→ WHAT TO PRODUCE
Copy out every line in the entries below that includes "this".
─── EXERCISE INPUT ───
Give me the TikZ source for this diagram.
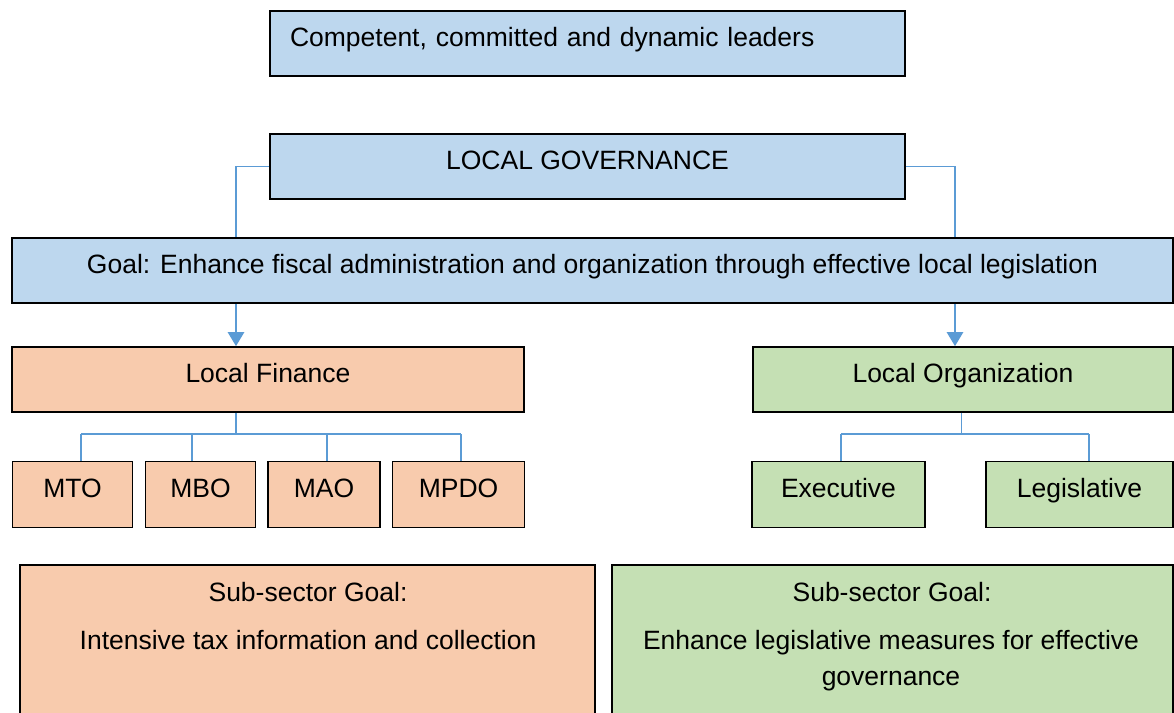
\documentclass[tikz,border=0pt]{standalone}
\usepackage{fontspec}
\setmainfont{Liberation Sans}
\usetikzlibrary{arrows.meta}
\definecolor{bluefill}{HTML}{BDD7EE}
\definecolor{orangefill}{HTML}{F8CBAD}
\definecolor{greenfill}{HTML}{C5E0B4}
\definecolor{linkblue}{HTML}{5B9BD5}
\begin{document}
\begin{tikzpicture}[x=1pt,y=-1pt,
  box/.style={draw=black, line width=1.6pt, inner sep=0pt, text height=0.7em, text depth=0.2em, font=\fontsize{26.5}{31}\selectfont},
  bbox/.style={box, fill=bluefill},
  obox/.style={box, fill=orangefill},
  gbox/.style={box, fill=greenfill},
  txt/.style={inner sep=0pt, text height=0.7em, text depth=0.2em, font=\fontsize{26.5}{36}\selectfont, align=center},
  link/.style={draw=linkblue, line width=1.3pt},
  arr/.style={draw=linkblue, line width=2.6pt, -{Triangle[width=16pt,length=14pt]}}]
\useasboundingbox (0,0) rectangle (1174,712);
% top row
\node[bbox, minimum width=635pt, minimum height=65pt, text width=595pt, inner xsep=20pt, align=left] (lead) at (587.5,43.5) {Competent, committed and dynamic leaders};
\node[bbox, minimum width=635pt, minimum height=65pt] (lg) at (587.5,166.5) {LOCAL GOVERNANCE};
\node[bbox, minimum width=1161pt, minimum height=65pt] (goal) at (592.5,270.5) {Goal: Enhance fiscal administration and organization through effective local legislation};
% second level
\node[obox, minimum width=512pt, minimum height=65pt] (lf) at (268,379.5) {Local Finance};
\node[gbox, minimum width=420pt, minimum height=65pt] (lo) at (963,379.5) {Local Organization};
% offices
\node[obox, minimum width=120pt, minimum height=66pt] (mto) at (72.5,494.5) {MTO};
\node[obox, minimum width=110pt, minimum height=66pt] (mbo) at (200.5,494.5) {MBO};
\node[obox, minimum width=112pt, minimum height=66pt] (mao) at (324,494.5) {MAO};
\node[obox, minimum width=132pt, minimum height=66pt] (mpdo) at (458.5,494.5) {MPDO};
\node[gbox, minimum width=173pt, minimum height=66pt] (exe) at (838.5,494.5) {Executive};
\node[gbox, minimum width=187pt, minimum height=66pt] (leg) at (1079.5,494.5) {Legislative};
% sub-sector goals
\node[obox, minimum width=575pt, minimum height=160pt] (lsub) at (307.5,645) {};
\node[gbox, minimum width=561pt, minimum height=160pt] (rsub) at (892.5,645) {};
\node[txt] (lsubh) at (308,599) {Sub-sector Goal:};
\node[txt] (lsubt) at (308,647) {Intensive tax information and collection};
\node[txt] (rsubh) at (892,599) {Sub-sector Goal:};
\node[inner sep=0pt, font=\fontsize{26.5}{36}\selectfont, align=center] (rsubt) at (891,661) {Enhance legislative measures for effective\\governance};
% connectors
\coordinate (gl) at (236,0);
\coordinate (gr) at (955,0);
\draw[link] (lg.west) -| (gl |- goal.north);
\draw[link] (lg.east) -| (gr |- goal.north);
\draw[arr] (gl |- goal.south) -- (gl |- lf.north);
\draw[arr] (gr |- goal.south) -- (gr |- lo.north);
% finance branches
\coordinate (fb) at (236,434);
\coordinate (f1) at (81,434);
\coordinate (f2) at (192,434);
\coordinate (f3) at (327,434);
\coordinate (f4) at (461,434);
\draw[link] (fb |- lf.south) -- (fb);
\draw[link] (f1) -- (f4);
\draw[link] (f1) -- (f1 |- mto.north);
\draw[link] (f2) -- (f2 |- mbo.north);
\draw[link] (f3) -- (f3 |- mao.north);
\draw[link] (f4) -- (f4 |- mpdo.north);
% organization branches
\coordinate (ob) at (961.5,434);
\coordinate (o1) at (841,434);
\coordinate (o2) at (1089,434);
\draw[link] (ob |- lo.south) -- (ob);
\draw[link] (o1) -- (o2);
\draw[link] (o1) -- (o1 |- exe.north);
\draw[link] (o2) -- (o2 |- leg.north);
\end{tikzpicture}
\end{document}
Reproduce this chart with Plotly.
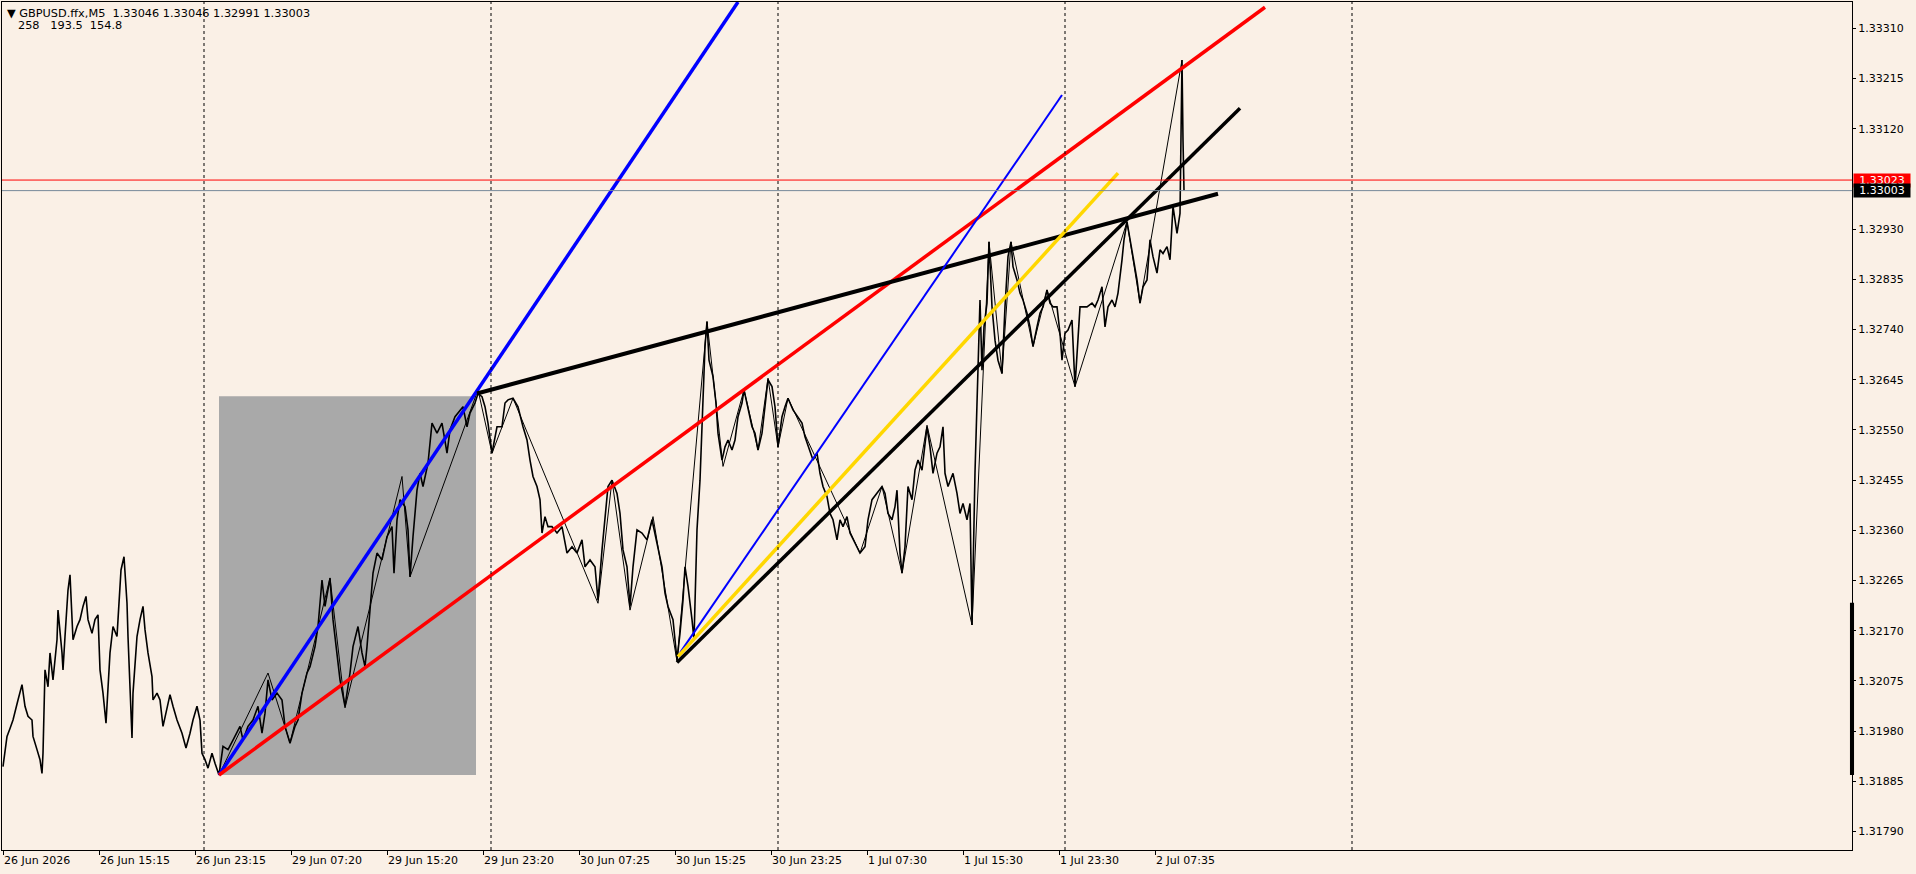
───
→ EXERCISE SOLUTION
Give me the TikZ source for this diagram.
Reproduce this chart with Plotly.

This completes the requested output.